Life
African Americans, do not trust the media to tell their stories accurately
A new study shows a large majority of African American and Hispanic news consumers do not fully trust the media to portray their communities accurately, a statistic that could be troubling for the news industry as the minority population of the United States grows.
Three-fourths of African American news consumers and two-thirds of Hispanics have doubts about what mainstream media report about their communities, according to a survey released Tuesday by the Media Insight Project. And while most say it has become easier to get news generally in the last 5 years, few feel the same way about news regarding their own community, the survey said.
African Americans and Latinos currently make up a third of the U.S. population, according to the U.S. Census Bureau. By 2043, the number of minorities is expected to eclipse the number of non-Hispanic whites, with the total minority population reaching 57 percent by 2060.
People of color who are “seeking out news about their communities, they cannot find it. And what they see, they don’t think is accurate,” said Tom Rosenstiel, executive director of the American Press Institute, which teamed with The Associated Press-NORC Center for Public Affairs Research on the project.

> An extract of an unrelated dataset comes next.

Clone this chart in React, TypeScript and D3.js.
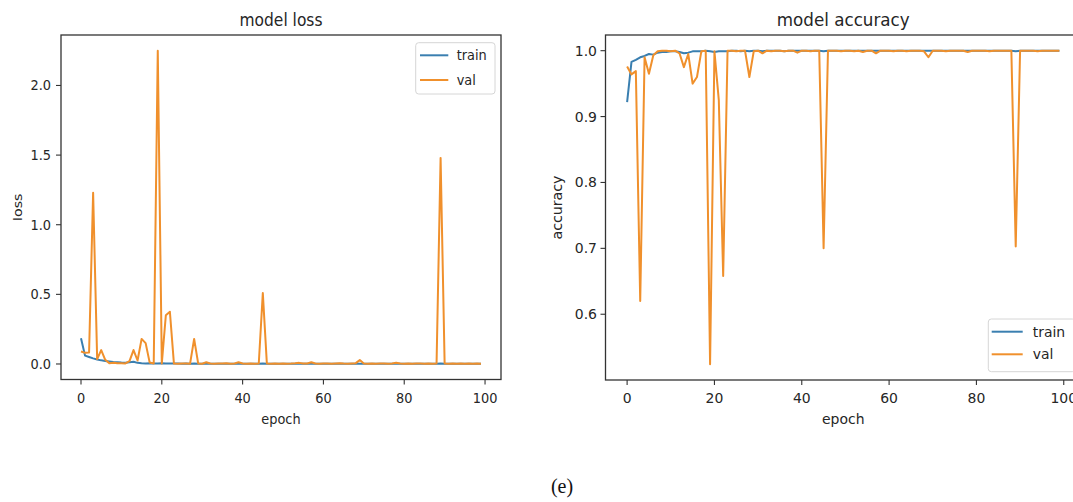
import React from 'react';
import * as d3 from 'd3';

// ---------- data ----------
const epochs: number[] = Array.from({ length: 100 }, (_, i) => i);

const trainLoss = [
  0.185, 0.060, 0.050, 0.040, 0.032, 0.026, 0.022, 0.018, 0.014, 0.012,
  0.010, 0.009, 0.012, 0.016, 0.008, 0.005, 0.004, 0.005, 0.004, 0.004,
  0.006, 0.004, 0.003, 0.004, 0.003, 0.002, 0.003, 0.002, 0.003, 0.002,
  0.002, 0.003, 0.002, 0.002, 0.001, 0.002, 0.002, 0.001, 0.002, 0.002,
  0.001, 0.002, 0.001, 0.001, 0.002, 0.004, 0.002, 0.001, 0.001, 0.002,
  0.001, 0.001, 0.002, 0.001, 0.001, 0.001, 0.002, 0.001, 0.001, 0.001,
  0.001, 0.001, 0.002, 0.001, 0.001, 0.001, 0.001, 0.001, 0.002, 0.001,
  0.001, 0.001, 0.001, 0.001, 0.001, 0.001, 0.001, 0.001, 0.001, 0.001,
  0.001, 0.001, 0.001, 0.001, 0.001, 0.001, 0.001, 0.001, 0.001, 0.003,
  0.002, 0.001, 0.001, 0.001, 0.001, 0.001, 0.001, 0.001, 0.001, 0.001,
];

const valLoss = [
  0.090, 0.080, 0.082, 1.230, 0.035, 0.100, 0.030, 0.006, 0.008, 0.005,
  0.006, 0.004, 0.020, 0.100, 0.025, 0.180, 0.150, 0.010, 0.003, 2.250,
  0.004, 0.350, 0.375, 0.003, 0.002, 0.004, 0.003, 0.002, 0.180, 0.004,
  0.002, 0.012, 0.003, 0.002, 0.004, 0.003, 0.005, 0.002, 0.004, 0.012,
  0.003, 0.002, 0.004, 0.002, 0.003, 0.510, 0.004, 0.002, 0.003, 0.002,
  0.004, 0.002, 0.003, 0.005, 0.008, 0.003, 0.004, 0.012, 0.003, 0.002,
  0.004, 0.003, 0.002, 0.004, 0.006, 0.003, 0.002, 0.004, 0.006, 0.028,
  0.004, 0.002, 0.003, 0.002, 0.004, 0.003, 0.002, 0.004, 0.009, 0.003,
  0.002, 0.003, 0.002, 0.004, 0.003, 0.002, 0.003, 0.002, 0.003, 1.480,
  0.003, 0.002, 0.003, 0.002, 0.004, 0.002, 0.003, 0.002, 0.003, 0.002,
];

const trainAcc = [
  0.922, 0.983, 0.986, 0.990, 0.992, 0.995, 0.994, 0.997, 0.998, 0.998,
  0.999, 0.999, 0.998, 0.996, 0.997, 0.999, 0.999, 0.999, 1.000, 0.999,
  0.998, 0.999, 0.999, 0.999, 1.000, 1.000, 0.999, 1.000, 0.999, 1.000,
  1.000, 0.999, 1.000, 1.000, 1.000, 1.000, 0.999, 1.000, 1.000, 1.000,
  1.000, 1.000, 1.000, 1.000, 1.000, 0.999, 1.000, 1.000, 1.000, 1.000,
  1.000, 1.000, 1.000, 1.000, 1.000, 1.000, 1.000, 1.000, 1.000, 1.000,
  1.000, 1.000, 1.000, 1.000, 1.000, 1.000, 1.000, 1.000, 1.000, 1.000,
  1.000, 1.000, 1.000, 1.000, 1.000, 1.000, 1.000, 1.000, 1.000, 1.000,
  1.000, 1.000, 1.000, 1.000, 1.000, 1.000, 1.000, 1.000, 1.000, 0.999,
  1.000, 1.000, 1.000, 1.000, 1.000, 1.000, 1.000, 1.000, 1.000, 1.000,
];

const valAcc = [
  0.976, 0.964, 0.969, 0.620, 0.990, 0.965, 0.993, 0.999, 1.000, 1.000,
  0.999, 1.000, 0.996, 0.975, 0.995, 0.950, 0.960, 0.999, 1.000, 0.524,
  0.999, 0.925, 0.658, 1.000, 1.000, 0.999, 1.000, 1.000, 0.960, 0.999,
  1.000, 0.996, 1.000, 0.999, 1.000, 1.000, 0.999, 1.000, 1.000, 0.997,
  1.000, 1.000, 0.999, 1.000, 1.000, 0.700, 1.000, 1.000, 1.000, 0.999,
  1.000, 1.000, 0.999, 1.000, 0.998, 1.000, 1.000, 0.996, 1.000, 1.000,
  1.000, 0.999, 1.000, 1.000, 0.999, 1.000, 1.000, 1.000, 0.999, 0.990,
  1.000, 1.000, 1.000, 0.999, 1.000, 1.000, 1.000, 1.000, 0.998, 1.000,
  1.000, 1.000, 1.000, 0.999, 1.000, 1.000, 1.000, 1.000, 1.000, 0.703,
  1.000, 1.000, 1.000, 1.000, 0.999, 1.000, 1.000, 1.000, 1.000, 1.000,
];

const xTickValues = [0, 20, 40, 60, 80, 100];
const lossTickValues = [0.0, 0.5, 1.0, 1.5, 2.0];
const accTickValues = [0.6, 0.7, 0.8, 0.9, 1.0];
const seriesNames = ['train', 'val'];
const titles = ['model loss', 'model accuracy'];
const yLabels = ['loss', 'accuracy'];
const xLabel = 'epoch';
const caption = '(e)';

// ---------- styles ----------
const W = 1073;
const H = 502;
const COLORS = ['#3a7fb0', '#f0902c'];
const TEXT = '#262626';
const FONT = "'DejaVu Sans', sans-serif";

type Layout = {
  left: number; right: number; top: number; bottom: number; sx: number;
  yLabelX: number; yTickEnd: number;
  legend: { x: number; y: number; w: number; h: number; r1: number; r2: number; lx1: number; lx2: number; tx: number };
};

const layouts: Layout[] = [
  {
    left: 61, right: 501, top: 35, bottom: 379.5, sx: 0.91, yLabelX: 22, yTickEnd: 51,
    legend: { x: 415.7, y: 42.7, w: 79.3, h: 51.3, r1: 55.3, r2: 80, lx1: 420, lx2: 448.3, tx: 456.7 },
  },
  {
    left: 605.5, right: 1081, top: 35, bottom: 380, sx: 0.985, yLabelX: 562, yTickEnd: 597,
    legend: { x: 988.3, y: 319, w: 87, h: 52.7, r1: 331.7, r2: 354.3, lx1: 991.7, lx2: 1022.7, tx: 1032.7 },
  },
];

function T({ x, y, sx, children, anchor = 'start', size = 14.2, rotate = false }: any) {
  const tr = rotate
    ? `translate(${x},${y}) rotate(-90) scale(1,${sx})`
    : `translate(${x},${y}) scale(${sx},1)`;
  return (
    <text transform={tr} textAnchor={anchor} fontSize={size} fontFamily={FONT} fill={TEXT}>
      {children}
    </text>
  );
}

function Panel({ idx, train, val, yTicks }: { idx: number; train: number[]; val: number[]; yTicks: number[] }) {
  const L = layouts[idx];
  const x = d3.scaleLinear().domain([-4.95, 103.95]).range([L.left, L.right]);
  const all = train.concat(val);
  const [mn, mx] = d3.extent(all) as [number, number];
  const pad = (mx - mn) * 0.05;
  const y = d3.scaleLinear().domain([mn - pad, mx + pad]).range([L.bottom, L.top]);
  const line = d3
    .line<number>()
    .x((_, i) => x(epochs[i]))
    .y((d) => y(d));
  const fmt = d3.format('.1f');
  const cx = (L.left + L.right) / 2;
  const cy = (L.top + L.bottom) / 2;
  const lg = L.legend;
  return (
    <g>
      {/* lines */}
      <path d={line(train) || ''} fill="none" stroke={COLORS[0]} strokeWidth={2} strokeLinejoin="round" />
      <path d={line(val) || ''} fill="none" stroke={COLORS[1]} strokeWidth={2} strokeLinejoin="round" />
      {/* frame */}
      <rect x={L.left} y={L.top} width={L.right - L.left} height={L.bottom - L.top} fill="none" stroke="#333" strokeWidth={1.3} />
      {/* x ticks */}
      {xTickValues.map((t) => (
        <g key={'x' + t}>
          <line x1={x(t)} x2={x(t)} y1={L.bottom} y2={L.bottom + 5} stroke="#333" strokeWidth={1.1} />
          <T x={x(t)} y={L.bottom + 23} sx={L.sx} anchor="middle">{String(t)}</T>
        </g>
      ))}
      {/* y ticks */}
      {yTicks.map((t) => (
        <g key={'y' + t}>
          <line x1={L.left - 5} x2={L.left} y1={y(t)} y2={y(t)} stroke="#333" strokeWidth={1.1} />
          <T x={L.yTickEnd} y={y(t) + 5} sx={L.sx} anchor="end">{fmt(t)}</T>
        </g>
      ))}
      {/* labels */}
      <T x={cx} y={26} sx={L.sx} anchor="middle" size={17}>{titles[idx]}</T>
      <T x={cx} y={424} sx={L.sx} anchor="middle">{xLabel}</T>
      <T x={L.yLabelX} y={cy} sx={L.sx} anchor="middle" rotate>{yLabels[idx]}</T>
      {/* legend */}
      <rect x={lg.x} y={lg.y} width={lg.w} height={lg.h} rx={3} fill="#fff" fillOpacity={0.8} stroke="#d6d6d6" strokeWidth={1} />
      {[lg.r1, lg.r2].map((ry, i) => (
        <g key={'lg' + i}>
          <line x1={lg.lx1} x2={lg.lx2} y1={ry} y2={ry} stroke={COLORS[i]} strokeWidth={2} />
          <T x={lg.tx} y={ry + 5} sx={L.sx}>{seriesNames[i]}</T>
        </g>
      ))}
    </g>
  );
}

export default function App() {
  return (
    <svg
      width={W}
      height={H}
      viewBox={`0 0 ${W} ${H}`}
      style={{ position: 'absolute', left: 0, top: 0, background: '#fff', display: 'block' }}
    >
      <rect x={0} y={0} width={W} height={H} fill="#fff" />
      <Panel idx={0} train={trainLoss} val={valLoss} yTicks={lossTickValues} />
      <Panel idx={1} train={trainAcc} val={valAcc} yTicks={accTickValues} />
      <text x={562} y={493} textAnchor="middle" fontSize={20} fontFamily="'Liberation Serif', 'Times New Roman', serif" fill="#111">
        {caption}
      </text>
    </svg>
  );
}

The survey was funded by the American Press Institute and the McCormick Foundation.
When asked whether they thought news about their communities was accurate, 75 percent of African Americans said only “moderately” or “slightly/not at all.” When Hispanics were asked the same question, 66 percent replied “moderately” or “slightly/not at all.”
According to Tia C. M. Tyree, a Howard University professor and the assistant chair of the university’s department of Strategic, Legal and Management Communications, the stereotyping of African Americans and Hispanics in the media, and a distrust of systems in the United States that used to be rife with racism contribute to the distrust.
“Many will believe there is embedded racism in many of America’s systems: the media system, the legal system, the educational system,” she said. “Many will believe that minorities aren’t treated fairly in those systems, and because of that, any products that come out of it will be problematic.”